My original patch makes this change.


>> 			• when gc_proc == RPC_GSS_PROC_DESTROY and the result length is larger than a page
> 
> We're never going to reply, so close.

Add a hunk to make a similar change here?


>> 	• pc_func returns rpc_drop_reply - only used by NLM
> 
> Looks like this might happen in some cases on open?  (Delegation
> conflict, or export lookup?  I'm not sure.)  In any case, this is NLM,
> which I'm guessing can deal with us either closing or not.  Or in
> asynchronous lock case, where I think a reply will be sent later.
> 
>> 	• vs_dispatch returns 0
>> 		• When nfsd_cache_lookup returns RC_DROPIT (the RPC is already in progress, or the client has retransmitted too soon): the server is going to reply anyway, safe to drop
> 
> Agreed.
> 
>> 		• pc_func returns nfserr_dropit (NFSv2's JUKEBOX)
> 
> I assume as in the NLM case that either behavior's OK; do we have a
> reason to prefer one or the other?
> 
>> 		• RQ_DROPME is set (deferred requests?)
> 
> Yes.  So, drop and don't close.
> 
>> 	• pc_encode is NULL - probably rare and inconsequential
>> 	• svc_authorise returns non-zero
>> 		• svcauth_gss_release returns a negative errno when integrity or privacy reply wrapping fails; i think this needs a connection reset

Another hunk to change this case to SVC_CLOSE?
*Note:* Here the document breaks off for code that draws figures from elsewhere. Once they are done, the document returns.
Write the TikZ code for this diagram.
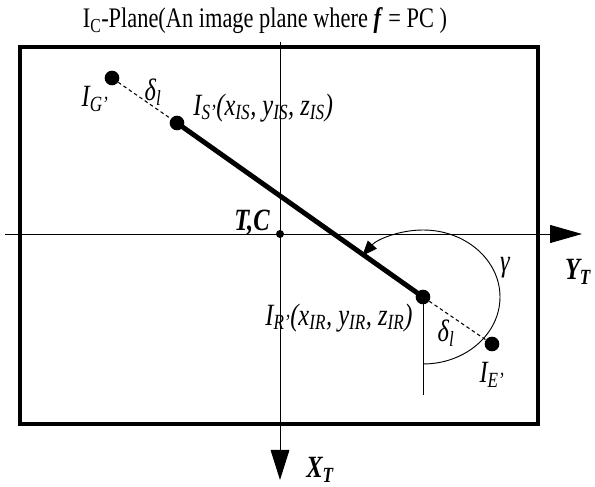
\documentclass[tikz,border=0pt]{standalone}
\usepackage{fontspec}
\setmainfont{Liberation Serif}
\usetikzlibrary{arrows.meta}
\newcommand{\tallt}[1]{\scalebox{0.95}[1.2]{#1}}

\begin{document}
\begin{tikzpicture}[x=0.03cm,y=0.03cm,
 frame/.style={line width=2.6pt},
 axis/.style={line width=0.8pt},
 dashline/.style={dash pattern=on 3pt off 2.5pt,line width=0.9pt},
 dot/.style={circle,fill=black,inner sep=0pt,minimum size=4.4mm},
 lbl/.style={font=\fontsize{22}{26}\selectfont\itshape,inner sep=1pt},
 axlbl/.style={font=\fontsize{22}{26}\selectfont\bfseries\itshape,inner sep=1pt}]
\useasboundingbox (0,0) rectangle (595,487);
\draw[frame] (20,63) rectangle (538,440);
% axes
\coordinate (TC) at (280,253);
\coordinate (xstart) at (280,445);
\coordinate (xend) at (280,7);
\coordinate (ystart) at (5,253);
\coordinate (yend) at (582,253);
\draw[axis,-{Triangle[length=9mm,width=5.6mm]}] (xstart) -- (xend);
\draw[axis,-{Triangle[length=9.6mm,width=5.4mm]}] (ystart) -- (yend);
\node[circle,fill=black,inner sep=0pt,minimum size=2.4mm] (tc) at (TC) {};
% points
\node[dot] (IG) at (112,409) {};
\node[dot] (IS) at (177,364) {};
\node[dot] (IR) at (423,190) {};
\node[dot] (IE) at (492,143) {};
\coordinate (down) at (423,92);
\draw[dashline] (IG) -- (IS);
\draw[dashline] (IR) -- (IE);
\draw[line width=4.2pt] (IS.center) -- (IR.center);
\draw[axis] (IR.center) -- (down);
\draw[axis,-{Triangle[length=4.5mm,width=3.6mm]}] (IR.center) ++(0,-67) arc[start angle=-90,end angle=142,x radius=77,y radius=67];
% labels
\node[font=\fontsize{21}{25}\selectfont] (title) at (265,466) {\scalebox{0.91}[1.15]{I\textsubscript{C}-Plane(An image plane where \textbf{\textit{f}} = PC )}};
\node[axlbl,anchor=east] (tclbl) at (271,264) {\tallt{T,C}};
\node[lbl] (iglbl) at (95,388) {\tallt{I\textsubscript{G'}}};
\node[lbl] (d1) at (153,395) {\tallt{δ\textsubscript{l}}};
\node[lbl,anchor=west] (islbl) at (192,379) {\tallt{I\textsubscript{S'}(x\textsubscript{IS}, y\textsubscript{IS}, z\textsubscript{IS})}};
\node[lbl,anchor=east] (irlbl) at (414,169) {\tallt{I\textsubscript{R'}(x\textsubscript{IR}, y\textsubscript{IR}, z\textsubscript{IR})}};
\node[lbl] (d2) at (446,154) {\tallt{δ\textsubscript{l}}};
\node[lbl] (ielbl) at (492,112) {\tallt{I\textsubscript{E'}}};
\node[lbl] (gam) at (505,219) {\tallt{γ}};
\node[axlbl] (ylbl) at (578,215) {\tallt{Y\textsubscript{T}}};
\node[axlbl] (xlbl) at (320,17) {\tallt{X\textsubscript{T}}};
\end{tikzpicture}
\end{document}
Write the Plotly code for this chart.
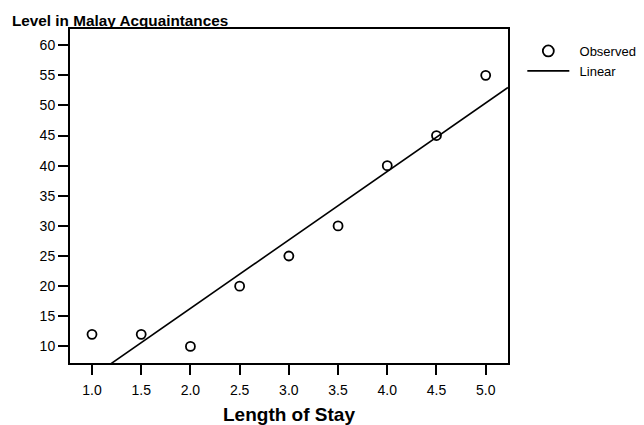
import numpy as np
import plotly.graph_objects as go

# Data
length_of_stay = [1.0, 1.5, 2.0, 2.5, 3.0, 3.5, 4.0, 4.5, 5.0]
malay_acquaintances = [12, 12, 10, 20, 25, 30, 40, 45, 55]
x_tick_vals = [1.0, 1.5, 2.0, 2.5, 3.0, 3.5, 4.0, 4.5, 5.0]
y_tick_vals = [10, 15, 20, 25, 30, 35, 40, 45, 50, 55, 60]

x_range = [0.7765, 5.2266]
y_range = [7.24, 62.69]

# Linear fit (ordinary least squares)
slope, intercept = np.polyfit(length_of_stay, malay_acquaintances, 1)
fit_x = np.array(x_range)
fit_y = slope * fit_x + intercept

FONT = "Liberation Sans, Arial, sans-serif"

fig = go.Figure()

# observed points (no legend entry - legend uses larger marker)
fig.add_trace(go.Scatter(
    x=length_of_stay, y=malay_acquaintances, mode="markers",
    marker=dict(symbol="circle-open", size=9, color="black",
                line=dict(width=1.8, color="black")),
    showlegend=False, cliponaxis=False, hoverinfo="x+y",
))
# legend entry for Observed
fig.add_trace(go.Scatter(
    x=[None], y=[None], mode="markers", name="\u2009\u2009Observed",
    marker=dict(symbol="circle-open", size=11, color="black",
                line=dict(width=1.8, color="black")),
))
# linear fit
fig.add_trace(go.Scatter(
    x=fit_x, y=fit_y, mode="lines", name="\u2009\u2009Linear",
    line=dict(color="black", width=1.6),
))

axis_common = dict(
    showline=True, linecolor="black", linewidth=2, mirror=True,
    ticks="outside", ticklen=10, tickwidth=2, tickcolor="black",
    showgrid=False, zeroline=False, automargin=False,
    tickfont=dict(family=FONT, size=14, color="black"),
)

fig.update_layout(
    width=644, height=425,
    margin=dict(l=70, r=136, t=29, b=62, autoexpand=False),
    paper_bgcolor="white", plot_bgcolor="white",
    font=dict(family=FONT, color="black"),
    title=dict(text="<b>Level in Malay Acquaintances</b>",
               font=dict(family=FONT, size=15.3, color="black"),
               xref="container", yref="container",
               x=12 / 644, xanchor="left",
               y=1 - 21 / 425, yanchor="middle"),
    xaxis=dict(range=x_range, tickvals=x_tick_vals, tickformat=".1f",
               ticklabelstandoff=3,
               title=dict(text="<b>Length of Stay</b>",
                          font=dict(family=FONT, size=19, color="black"),
                          standoff=14),
               **axis_common),
    yaxis=dict(range=y_range, tickvals=y_tick_vals, **axis_common),
    legend=dict(x=1.0327, y=0.979, xanchor="left", yanchor="top",
                font=dict(family=FONT, size=13, color="black"),
                itemwidth=42, tracegroupgap=0,
                bgcolor="rgba(0,0,0,0)"),
)

fig.write_html("out.html")
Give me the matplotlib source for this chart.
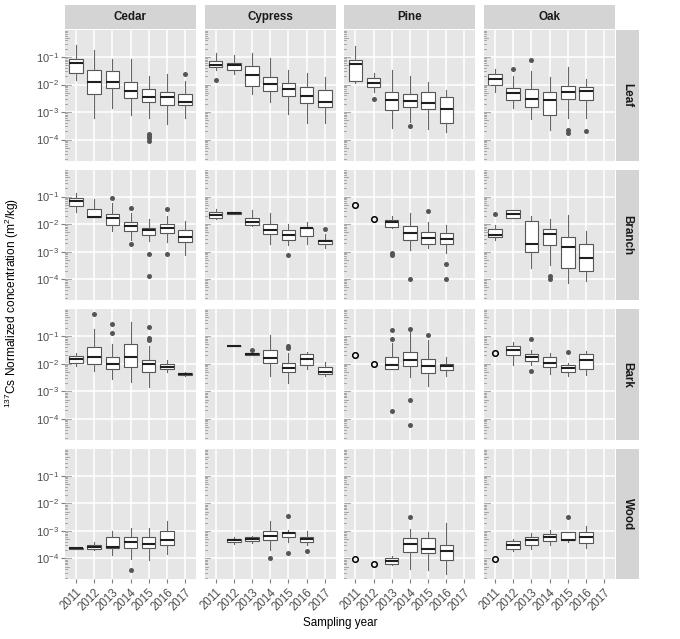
"""
Faceted boxplots of 137Cs normalized concentration by sampling year,
tree species (columns) and organ (rows). ggplot-like styling.
"""

import matplotlib
matplotlib.use("Agg")
import matplotlib.pyplot as plt
import numpy as np

plt.rcParams.update({
    "font.family": ["Liberation Sans", "DejaVu Sans"],
    "mathtext.fontset": "custom",
    "mathtext.rm": "Liberation Sans",
    "mathtext.it": "Liberation Sans:italic",
    "mathtext.bf": "Liberation Sans:bold",
})

YEARS = [2011, 2012, 2013, 2014, 2015, 2016, 2017]
SPECIES = ["Cedar", "Cypress", "Pine", "Oak"]
ORGANS = ["Leaf", "Branch", "Bark", "Wood"]

# box stats, log10 of concentration: (whisker low, q1, median, q3, whisker high)
leaf_cedar = [(-1.85, -1.59, -1.22, -1.06, -0.55), (-3.21, -2.35, -1.90, -1.49, -0.73),
              (-2.85, -2.13, -1.90, -1.51, -1.07), (-3.11, -2.50, -2.24, -1.90, -1.07),
              (-3.23, -2.65, -2.44, -2.15, -1.70), (-3.45, -2.76, -2.46, -2.28, -1.63),
              (-3.21, -2.76, -2.65, -2.33, -1.88)]
leaf_cypress = [(-1.46, -1.38, -1.28, -1.16, -0.85), (-1.61, -1.48, -1.30, -1.21, -0.91),
                (-2.35, -2.05, -1.66, -1.33, -0.85), (-2.62, -2.24, -1.98, -1.72, -1.05),
                (-3.07, -2.40, -2.17, -1.94, -1.48), (-3.39, -2.66, -2.40, -2.10, -1.57),
                (-3.39, -2.80, -2.65, -2.20, -1.73)]
leaf_pine = [(-1.95, -1.87, -1.24, -1.11, -0.61), (-2.26, -2.10, -1.94, -1.78, -1.57),
             (-3.57, -2.93, -2.55, -2.28, -1.49), (-3.37, -2.80, -2.60, -2.34, -1.68),
             (-3.61, -2.90, -2.68, -2.28, -1.90), (-3.72, -3.38, -2.88, -2.44, -2.20),
             None]
leaf_oak = [(-2.26, -2.02, -1.80, -1.63, -1.45), (-2.87, -2.57, -2.30, -2.13, -1.68),
            (-3.27, -2.80, -2.51, -2.18, -1.52), (-3.67, -3.12, -2.55, -2.27, -1.72),
            (-3.20, -2.54, -2.27, -2.04, -1.35), (-3.23, -2.56, -2.23, -2.10, -1.79),
            None]

branch_cedar = [(-1.57, -1.33, -1.15, -1.06, -0.88), (-1.73, -1.73, -1.73, -1.46, -1.10),
                (-2.24, -2.04, -1.79, -1.65, -1.24), (-2.59, -2.24, -2.07, -1.93, -1.59),
                (-2.61, -2.41, -2.23, -2.15, -1.83), (-2.65, -2.34, -2.13, -2.00, -1.71),
                (-3.13, -2.65, -2.46, -2.23, -1.88)]
branch_cypress = [(-1.80, -1.77, -1.67, -1.56, -1.44), (-1.65, -1.63, -1.60, -1.57, -1.55),
                  (-2.07, -2.05, -1.91, -1.78, -1.49), (-2.71, -2.37, -2.20, -2.01, -1.59),
                  (-2.76, -2.56, -2.41, -2.23, -2.01), (-2.74, -2.44, -2.15, -2.13, -1.93),
                  (-2.88, -2.73, -2.62, -2.56, -2.37)]
branch_pine = [None, None,
               (-2.13, -2.10, -1.94, -1.85, -1.71), (-2.95, -2.56, -2.32, -2.07, -1.59),
               (-2.85, -2.71, -2.52, -2.29, -1.93), (-3.05, -2.74, -2.54, -2.34, -2.04),
               None]
branch_oak = [(-2.59, -2.46, -2.40, -2.17, -2.05), (-1.79, -1.79, -1.63, -1.50, -1.50),
              (-3.61, -3.01, -2.74, -1.90, -1.71), (-3.50, -2.77, -2.37, -2.16, -1.83),
              (-4.13, -3.59, -2.84, -2.45, -1.67), (-4.06, -3.70, -3.23, -2.72, -2.24),
              None]

bark_cedar = [(-2.10, -1.98, -1.83, -1.73, -1.61), (-2.26, -2.00, -1.77, -1.41, -0.73),
              (-2.54, -2.20, -2.01, -1.77, -1.28), (-2.65, -2.12, -1.77, -1.27, -0.48),
              (-2.85, -2.29, -2.01, -1.87, -1.37), (-2.29, -2.21, -2.11, -2.00, -1.85),
              (-2.44, -2.41, -2.39, -2.34, -2.29)]
bark_cypress = [None, (-1.37, -1.37, -1.37, -1.37, -1.37),
                (-1.70, -1.70, -1.65, -1.61, -1.61), (-2.46, -1.98, -1.80, -1.49, -0.94),
                (-2.71, -2.30, -2.16, -1.98, -1.61), (-2.20, -2.04, -1.83, -1.65, -1.59),
                (-2.43, -2.38, -2.29, -2.13, -1.95)]
bark_pine = [None, None,
             (-2.20, -2.20, -2.04, -1.77, -1.24), (-2.50, -2.10, -1.88, -1.59, -0.76),
             (-2.80, -2.34, -2.09, -1.82, -1.15), (-2.43, -2.22, -2.10, -2.00, -1.77),
             None]
bark_oak = [None, (-2.04, -1.68, -1.49, -1.34, -1.21),
            (-2.04, -1.89, -1.74, -1.65, -1.49), (-2.39, -2.13, -1.96, -1.76, -1.61),
            (-2.46, -2.29, -2.16, -2.06, -1.98), (-2.41, -2.20, -1.88, -1.65, -1.54),
            None]

wood_cedar = [(-3.66, -3.66, -3.63, -3.61, -3.61), (-3.68, -3.66, -3.60, -3.52, -3.40),
              (-3.87, -3.63, -3.57, -3.24, -3.00), (-4.04, -3.61, -3.39, -3.21, -2.90),
              (-4.06, -3.62, -3.46, -3.24, -2.89), (-3.83, -3.52, -3.32, -3.02, -2.63),
              None]
wood_cypress = [None, (-3.49, -3.41, -3.34, -3.29, -3.24),
                (-3.44, -3.37, -3.28, -3.23, -3.20), (-3.68, -3.34, -3.17, -2.99, -2.65),
                (-3.40, -3.23, -3.09, -3.04, -2.96), (-3.52, -3.41, -3.30, -3.22, -3.02),
                None]
wood_pine = [None, None,
             (-4.24, -4.22, -4.09, -3.99, -3.91), (-4.39, -3.76, -3.49, -3.26, -2.94),
             (-4.41, -3.80, -3.66, -3.26, -3.04), (-4.57, -4.07, -3.73, -3.50, -2.71),
             None]
wood_oak = [None, (-3.73, -3.65, -3.50, -3.38, -3.29),
            (-3.66, -3.50, -3.34, -3.21, -3.07), (-3.51, -3.38, -3.22, -3.10, -2.98),
            (-3.40, -3.35, -3.32, -3.05, -3.04), (-3.62, -3.45, -3.24, -3.05, -2.84),
            None]

# outliers (year, log10 value)
leaf_cedar_out = [(2015, -3.78), (2015, -3.88), (2015, -3.96), (2015, -4.05), (2017, -1.61)]
leaf_cypress_out = [(2011, -1.83)]
leaf_pine_out = [(2012, -2.54), (2014, -3.52)]
leaf_oak_out = [(2012, -1.44), (2013, -1.12), (2015, -3.66), (2015, -3.76), (2016, -3.68)]
branch_cedar_out = [(2013, -1.04), (2014, -1.40), (2014, -2.74), (2015, -3.09), (2015, -3.89),
                    (2016, -1.44), (2016, -3.09)]
branch_cypress_out = [(2015, -3.11), (2017, -2.17)]
branch_pine_out = [(2013, -3.04), (2013, -3.12), (2014, -4.01), (2015, -1.52),
                   (2016, -3.45), (2016, -4.01)]
branch_oak_out = [(2011, -1.63), (2014, -3.90), (2014, -4.00)]
bark_cedar_out = [(2012, -0.21), (2013, -0.56), (2013, -0.88), (2015, -0.68), (2015, -1.07),
                  (2015, -1.15)]
bark_cypress_out = [(2013, -1.49), (2015, -1.37), (2015, -1.44)]
bark_pine_out = [(2013, -0.79), (2013, -1.11), (2013, -3.73), (2014, -0.73), (2014, -3.32),
                 (2014, -4.23), (2015, -0.95)]
bark_oak_out = [(2013, -1.12), (2013, -2.26), (2015, -1.57)]
wood_cedar_out = [(2014, -4.43)]
wood_cypress_out = [(2014, -3.99), (2015, -2.46), (2015, -3.79), (2016, -3.74)]
wood_pine_out = [(2014, -2.50)]
wood_oak_out = [(2015, -2.51)]

# single measurements drawn as open circles (year, log10 value)
branch_pine_single = [(2011, -1.30), (2012, -1.80)]
bark_pine_single = [(2011, -1.68), (2012, -2.00)]
bark_oak_single = [(2011, -1.60)]
wood_pine_single = [(2011, -4.01), (2012, -4.22)]
wood_oak_single = [(2011, -4.04)]

BOXES = {
    "Leaf": [leaf_cedar, leaf_cypress, leaf_pine, leaf_oak],
    "Branch": [branch_cedar, branch_cypress, branch_pine, branch_oak],
    "Bark": [bark_cedar, bark_cypress, bark_pine, bark_oak],
    "Wood": [wood_cedar, wood_cypress, wood_pine, wood_oak],
}
OUTLIERS = {
    "Leaf": [leaf_cedar_out, leaf_cypress_out, leaf_pine_out, leaf_oak_out],
    "Branch": [branch_cedar_out, branch_cypress_out, branch_pine_out, branch_oak_out],
    "Bark": [bark_cedar_out, bark_cypress_out, bark_pine_out, bark_oak_out],
    "Wood": [wood_cedar_out, wood_cypress_out, wood_pine_out, wood_oak_out],
}
SINGLES = {
    ("Branch", "Pine"): branch_pine_single,
    ("Bark", "Pine"): bark_pine_single,
    ("Bark", "Oak"): bark_oak_single,
    ("Wood", "Pine"): wood_pine_single,
    ("Wood", "Oak"): wood_oak_single,
}

W, H = 680, 639
PANEL_BG = "#E6E6E6"
STRIP_BG = "#D4D4D4"
TEXT_GREY = "#4D4D4D"


def px_rect(x0, y0, w, h):
    return [x0 / W, 1 - (y0 + h) / H, w / W, h / H]


fig = plt.figure(figsize=(W / 100, H / 100), dpi=100)

col_left = [65 + i * 139.7 for i in range(4)]
row_top = [30 + i * 139.6 for i in range(4)]
pw, ph = 131, 130.5
ylo, yhi = 10 ** -4.76, 10 ** -0.02

for r, organ in enumerate(ORGANS):
    for c, sp in enumerate(SPECIES):
        ax = fig.add_axes(px_rect(col_left[c], row_top[r], pw, ph))
        ax.set_facecolor(PANEL_BG)
        ax.set_yscale("log")
        ax.set_xlim(0.4, 7.6)
        ax.set_ylim(ylo, yhi)

        stats, pos = [], []
        for i, b in enumerate(BOXES[organ][c]):
            if b is None:
                continue
            lo, q1, med, q3, hi = [10 ** v for v in b]
            fl = [10 ** v for (yr, v) in OUTLIERS[organ][c] if yr == YEARS[i]]
            stats.append(dict(whislo=lo, q1=q1, med=med, q3=q3, whishi=hi, fliers=fl))
            pos.append(i + 1)
        ax.bxp(stats, positions=pos, widths=0.74, showcaps=False, patch_artist=True,
               boxprops=dict(facecolor="white", edgecolor="#555555", linewidth=0.8),
               whiskerprops=dict(color="#666666", linewidth=0.8),
               medianprops=dict(color="#1f1f1f", linewidth=1.5),
               flierprops=dict(marker="o", markerfacecolor="#555555",
                               markeredgecolor="none", markersize=3.6))

        single = SINGLES.get((organ, sp), [])
        if single:
            ax.plot([YEARS.index(yr) + 1 for yr, v in single], [10 ** v for yr, v in single],
                    "o", mfc="none", mec="black", ms=4, mew=1.1, zorder=5)

        # grid
        ax.set_axisbelow(True)
        ax.set_xticks(range(1, 8))
        ax.set_yticks([10.0 ** k for k in range(-4, 0)])
        ax.yaxis.set_minor_locator(matplotlib.ticker.NullLocator())
        ax.grid(True, which="major", color="white", linewidth=1.1)
        for s in ax.spines.values():
            s.set_visible(False)

        # log ticks along the inside left edge
        trans = ax.get_yaxis_transform()
        for k in range(-5, 1):
            for m in range(1, 10):
                yv = m * 10.0 ** k
                if not (ylo <= yv <= yhi):
                    continue
                ln = 5.5 if m == 1 else (3.5 if m == 5 else 2.0)
                ax.plot([0, ln / pw], [yv, yv], color="#9A9A9A", lw=0.6,
                        transform=trans, clip_on=False, zorder=3)

        ax.tick_params(colors="#7F7F7F", length=3, width=0.8, labelcolor=TEXT_GREY,
                       labelsize=8)
        if c == 0:
            ax.set_yticklabels([r"$10^{%d}$" % k for k in range(-4, 0)])
            ax.tick_params(axis="y", pad=1.5)
        else:
            ax.tick_params(axis="y", left=False, labelleft=False)
        if r == 3:
            ax.set_xticklabels([str(y) for y in YEARS], rotation=45, ha="right",
                               va="top", rotation_mode="anchor")
            ax.tick_params(axis="x", pad=2, labelsize=8.3)
        else:
            ax.tick_params(axis="x", bottom=False, labelbottom=False)

# strips
for c, sp in enumerate(SPECIES):
    sa = fig.add_axes(px_rect(col_left[c], 5, pw, 24))
    sa.set_facecolor(STRIP_BG)
    sa.set_xticks([])
    sa.set_yticks([])
    for s in sa.spines.values():
        s.set_visible(False)
    sa.text(0.5, 0.5, sp, ha="center", va="center", fontsize=8.4, fontweight="bold",
            color="#1A1A1A", transform=sa.transAxes)

for r, organ in enumerate(ORGANS):
    sa = fig.add_axes(px_rect(616, row_top[r], 23, ph))
    sa.set_facecolor(STRIP_BG)
    sa.set_xticks([])
    sa.set_yticks([])
    for s in sa.spines.values():
        s.set_visible(False)
    sa.text(0.5, 0.5, organ, ha="center", va="center", fontsize=8.4, fontweight="bold",
            color="#1A1A1A", rotation=-90, transform=sa.transAxes)

fig.text(12 / W, 1 - 303 / H, r"$^{137}$Cs Normalized concentration (m$^2$/kg)",
         rotation=90, ha="center", va="center", fontsize=8.6, color="black")
fig.text(340 / W, 1 - 623 / H, "Sampling year", ha="center", va="center",
         fontsize=8.4, color="black")

fig.savefig("out.png", dpi=100, facecolor="white")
>> 	• incoming RPC header is shorter than 24 bytes - connection reset would be better here anyway, IMO
> 
> Agreed.

And one more for this one?


>> The question I have is what does SVC_CLOSE mean for a UDP transport?
> 
> Hm.  svc_close_xprt->svc_delete_xprt->
> 		xpo_detach->svc_sock_detach->release_sk()
> 
> Uh, I don't know what exactly that does in the udp case.
> 
> Anyway, I guess a pretty good rule is that we want to close whenever
> there's not a reply pending, so basically whenever we're not doing the
> deferred request thing.  Might be simpler to make that logic explicit by
> returning one error in both cases and letting svc_process_common decide
> which case we're in by checking whether there's a deferred request.
> (Haven't checked how to do that.)

That seems like a more risky change.